- YOUR TASK -
Only the lines from the one with "Recreate this image" through the one with "if v < 0 else" are to be restated, word for word, with both of them included.

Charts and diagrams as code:
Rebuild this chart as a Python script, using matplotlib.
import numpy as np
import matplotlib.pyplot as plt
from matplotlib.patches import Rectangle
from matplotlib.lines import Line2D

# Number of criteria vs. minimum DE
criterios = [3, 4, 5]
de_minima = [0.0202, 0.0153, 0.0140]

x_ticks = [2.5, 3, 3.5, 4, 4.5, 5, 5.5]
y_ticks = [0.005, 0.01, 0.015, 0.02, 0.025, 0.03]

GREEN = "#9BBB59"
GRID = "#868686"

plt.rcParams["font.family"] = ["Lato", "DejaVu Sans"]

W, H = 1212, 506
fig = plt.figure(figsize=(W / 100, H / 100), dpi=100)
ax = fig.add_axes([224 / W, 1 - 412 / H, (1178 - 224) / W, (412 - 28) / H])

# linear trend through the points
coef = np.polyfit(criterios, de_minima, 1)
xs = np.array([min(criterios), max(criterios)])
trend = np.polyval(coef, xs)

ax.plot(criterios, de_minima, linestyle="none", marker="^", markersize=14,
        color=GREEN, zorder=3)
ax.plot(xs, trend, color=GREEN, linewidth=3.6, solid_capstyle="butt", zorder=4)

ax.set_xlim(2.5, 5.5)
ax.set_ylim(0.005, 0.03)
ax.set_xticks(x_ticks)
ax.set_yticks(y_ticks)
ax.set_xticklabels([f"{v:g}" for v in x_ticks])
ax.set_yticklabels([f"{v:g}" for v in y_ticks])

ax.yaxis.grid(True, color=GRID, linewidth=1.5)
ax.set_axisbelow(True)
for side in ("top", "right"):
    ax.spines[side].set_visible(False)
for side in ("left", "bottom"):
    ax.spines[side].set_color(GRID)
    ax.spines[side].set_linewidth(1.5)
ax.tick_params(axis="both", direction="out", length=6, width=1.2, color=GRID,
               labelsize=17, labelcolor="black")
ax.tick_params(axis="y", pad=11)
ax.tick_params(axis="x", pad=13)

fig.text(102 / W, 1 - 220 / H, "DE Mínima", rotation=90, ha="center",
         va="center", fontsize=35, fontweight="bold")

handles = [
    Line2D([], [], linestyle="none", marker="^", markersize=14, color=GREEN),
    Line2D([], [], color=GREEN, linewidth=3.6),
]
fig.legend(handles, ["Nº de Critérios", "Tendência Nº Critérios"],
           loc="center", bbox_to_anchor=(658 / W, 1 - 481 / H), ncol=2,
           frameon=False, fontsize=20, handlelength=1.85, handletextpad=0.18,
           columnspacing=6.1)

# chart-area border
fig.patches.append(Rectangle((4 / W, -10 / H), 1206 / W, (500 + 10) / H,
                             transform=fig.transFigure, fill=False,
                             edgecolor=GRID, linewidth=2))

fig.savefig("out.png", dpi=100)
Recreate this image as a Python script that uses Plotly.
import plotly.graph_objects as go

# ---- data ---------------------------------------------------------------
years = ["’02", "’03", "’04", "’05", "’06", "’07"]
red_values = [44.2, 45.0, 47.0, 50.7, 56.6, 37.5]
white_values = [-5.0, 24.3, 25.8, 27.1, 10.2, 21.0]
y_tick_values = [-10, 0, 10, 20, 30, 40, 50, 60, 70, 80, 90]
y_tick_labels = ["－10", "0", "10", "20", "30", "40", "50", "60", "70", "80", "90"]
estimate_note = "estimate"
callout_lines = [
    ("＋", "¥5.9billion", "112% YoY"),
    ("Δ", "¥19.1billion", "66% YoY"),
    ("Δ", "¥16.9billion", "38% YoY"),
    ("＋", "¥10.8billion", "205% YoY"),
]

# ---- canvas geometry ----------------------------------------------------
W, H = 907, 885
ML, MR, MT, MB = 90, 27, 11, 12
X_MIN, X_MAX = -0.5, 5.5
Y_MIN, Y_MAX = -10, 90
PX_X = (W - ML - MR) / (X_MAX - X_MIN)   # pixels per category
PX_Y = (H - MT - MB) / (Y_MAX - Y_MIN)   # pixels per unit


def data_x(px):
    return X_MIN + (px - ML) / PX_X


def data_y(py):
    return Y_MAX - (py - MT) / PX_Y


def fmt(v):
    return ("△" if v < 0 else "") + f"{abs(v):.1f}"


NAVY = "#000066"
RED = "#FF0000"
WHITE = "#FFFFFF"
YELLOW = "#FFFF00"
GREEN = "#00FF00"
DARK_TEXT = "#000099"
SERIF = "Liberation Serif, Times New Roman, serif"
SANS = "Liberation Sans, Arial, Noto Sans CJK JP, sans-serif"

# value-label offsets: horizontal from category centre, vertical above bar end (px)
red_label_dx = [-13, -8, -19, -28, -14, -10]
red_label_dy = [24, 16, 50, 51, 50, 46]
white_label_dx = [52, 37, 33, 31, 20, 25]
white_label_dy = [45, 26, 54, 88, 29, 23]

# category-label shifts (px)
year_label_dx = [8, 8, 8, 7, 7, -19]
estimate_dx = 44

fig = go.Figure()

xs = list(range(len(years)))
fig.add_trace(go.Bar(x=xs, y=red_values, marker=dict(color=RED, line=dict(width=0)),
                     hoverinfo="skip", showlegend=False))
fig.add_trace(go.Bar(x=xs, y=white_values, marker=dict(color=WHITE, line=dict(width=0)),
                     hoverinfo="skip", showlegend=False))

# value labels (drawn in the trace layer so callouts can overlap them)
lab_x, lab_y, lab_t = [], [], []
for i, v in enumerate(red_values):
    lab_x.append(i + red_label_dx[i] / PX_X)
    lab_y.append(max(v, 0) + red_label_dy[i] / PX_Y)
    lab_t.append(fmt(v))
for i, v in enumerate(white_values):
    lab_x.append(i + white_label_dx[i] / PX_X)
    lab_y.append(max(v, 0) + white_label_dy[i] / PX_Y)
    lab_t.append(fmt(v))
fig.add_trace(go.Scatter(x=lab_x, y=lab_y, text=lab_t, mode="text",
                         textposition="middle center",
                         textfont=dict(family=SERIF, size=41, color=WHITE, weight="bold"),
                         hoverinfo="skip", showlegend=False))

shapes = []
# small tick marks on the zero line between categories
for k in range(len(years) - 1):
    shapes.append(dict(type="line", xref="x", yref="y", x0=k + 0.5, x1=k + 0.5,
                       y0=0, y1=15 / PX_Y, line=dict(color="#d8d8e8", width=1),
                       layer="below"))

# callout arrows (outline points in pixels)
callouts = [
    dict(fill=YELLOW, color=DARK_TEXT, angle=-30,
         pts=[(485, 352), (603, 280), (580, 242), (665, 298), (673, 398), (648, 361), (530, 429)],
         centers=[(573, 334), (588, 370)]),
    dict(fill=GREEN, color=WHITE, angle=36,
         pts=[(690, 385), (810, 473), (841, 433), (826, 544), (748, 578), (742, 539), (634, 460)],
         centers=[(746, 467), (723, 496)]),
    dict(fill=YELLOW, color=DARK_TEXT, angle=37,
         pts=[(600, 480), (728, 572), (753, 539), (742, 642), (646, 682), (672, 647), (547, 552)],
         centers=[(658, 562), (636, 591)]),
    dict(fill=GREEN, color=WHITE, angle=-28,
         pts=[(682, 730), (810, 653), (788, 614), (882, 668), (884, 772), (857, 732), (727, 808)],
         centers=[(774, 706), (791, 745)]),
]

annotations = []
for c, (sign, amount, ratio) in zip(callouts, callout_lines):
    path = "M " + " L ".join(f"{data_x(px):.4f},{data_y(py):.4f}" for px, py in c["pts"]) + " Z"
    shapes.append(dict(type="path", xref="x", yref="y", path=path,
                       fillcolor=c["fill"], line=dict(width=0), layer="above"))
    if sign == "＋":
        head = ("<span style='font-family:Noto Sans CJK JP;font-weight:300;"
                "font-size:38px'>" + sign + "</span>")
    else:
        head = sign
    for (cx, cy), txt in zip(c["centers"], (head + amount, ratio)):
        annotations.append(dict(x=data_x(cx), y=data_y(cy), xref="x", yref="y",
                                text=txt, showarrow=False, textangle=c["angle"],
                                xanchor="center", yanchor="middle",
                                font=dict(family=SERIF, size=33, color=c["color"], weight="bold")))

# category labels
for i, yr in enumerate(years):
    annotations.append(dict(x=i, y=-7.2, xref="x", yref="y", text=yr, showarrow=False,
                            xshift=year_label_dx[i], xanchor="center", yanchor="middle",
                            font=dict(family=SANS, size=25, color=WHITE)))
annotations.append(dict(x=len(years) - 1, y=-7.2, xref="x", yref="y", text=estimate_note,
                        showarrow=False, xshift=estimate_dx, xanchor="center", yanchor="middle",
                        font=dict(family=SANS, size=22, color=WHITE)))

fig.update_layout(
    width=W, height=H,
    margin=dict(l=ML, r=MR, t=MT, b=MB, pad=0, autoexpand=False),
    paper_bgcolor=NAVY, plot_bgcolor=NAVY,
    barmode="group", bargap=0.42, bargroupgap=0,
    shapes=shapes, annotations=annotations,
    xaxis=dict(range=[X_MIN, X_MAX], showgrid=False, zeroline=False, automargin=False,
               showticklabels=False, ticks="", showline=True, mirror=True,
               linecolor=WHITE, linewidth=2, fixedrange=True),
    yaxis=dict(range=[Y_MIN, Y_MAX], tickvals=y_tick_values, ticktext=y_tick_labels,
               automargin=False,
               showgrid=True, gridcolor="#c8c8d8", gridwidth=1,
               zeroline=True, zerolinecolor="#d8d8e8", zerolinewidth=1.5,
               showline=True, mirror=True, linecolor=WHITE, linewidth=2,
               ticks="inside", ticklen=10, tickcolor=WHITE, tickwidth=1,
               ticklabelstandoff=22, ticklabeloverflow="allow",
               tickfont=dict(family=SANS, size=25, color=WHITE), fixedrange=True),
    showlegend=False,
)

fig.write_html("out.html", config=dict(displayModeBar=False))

- COMPLETED TASK -
Recreate this image as a Python script that uses Plotly.
import plotly.graph_objects as go

# ---- data ---------------------------------------------------------------
years = ["’02", "’03", "’04", "’05", "’06", "’07"]
red_values = [44.2, 45.0, 47.0, 50.7, 56.6, 37.5]
white_values = [-5.0, 24.3, 25.8, 27.1, 10.2, 21.0]
y_tick_values = [-10, 0, 10, 20, 30, 40, 50, 60, 70, 80, 90]
y_tick_labels = ["－10", "0", "10", "20", "30", "40", "50", "60", "70", "80", "90"]
estimate_note = "estimate"
callout_lines = [
    ("＋", "¥5.9billion", "112% YoY"),
    ("Δ", "¥19.1billion", "66% YoY"),
    ("Δ", "¥16.9billion", "38% YoY"),
    ("＋", "¥10.8billion", "205% YoY"),
]

# ---- canvas geometry ----------------------------------------------------
W, H = 907, 885
ML, MR, MT, MB = 90, 27, 11, 12
X_MIN, X_MAX = -0.5, 5.5
Y_MIN, Y_MAX = -10, 90
PX_X = (W - ML - MR) / (X_MAX - X_MIN)   # pixels per category
PX_Y = (H - MT - MB) / (Y_MAX - Y_MIN)   # pixels per unit


def data_x(px):
    return X_MIN + (px - ML) / PX_X


def data_y(py):
    return Y_MAX - (py - MT) / PX_Y


def fmt(v):
    return ("△" if v < 0 else "") + f"{abs(v):.1f}"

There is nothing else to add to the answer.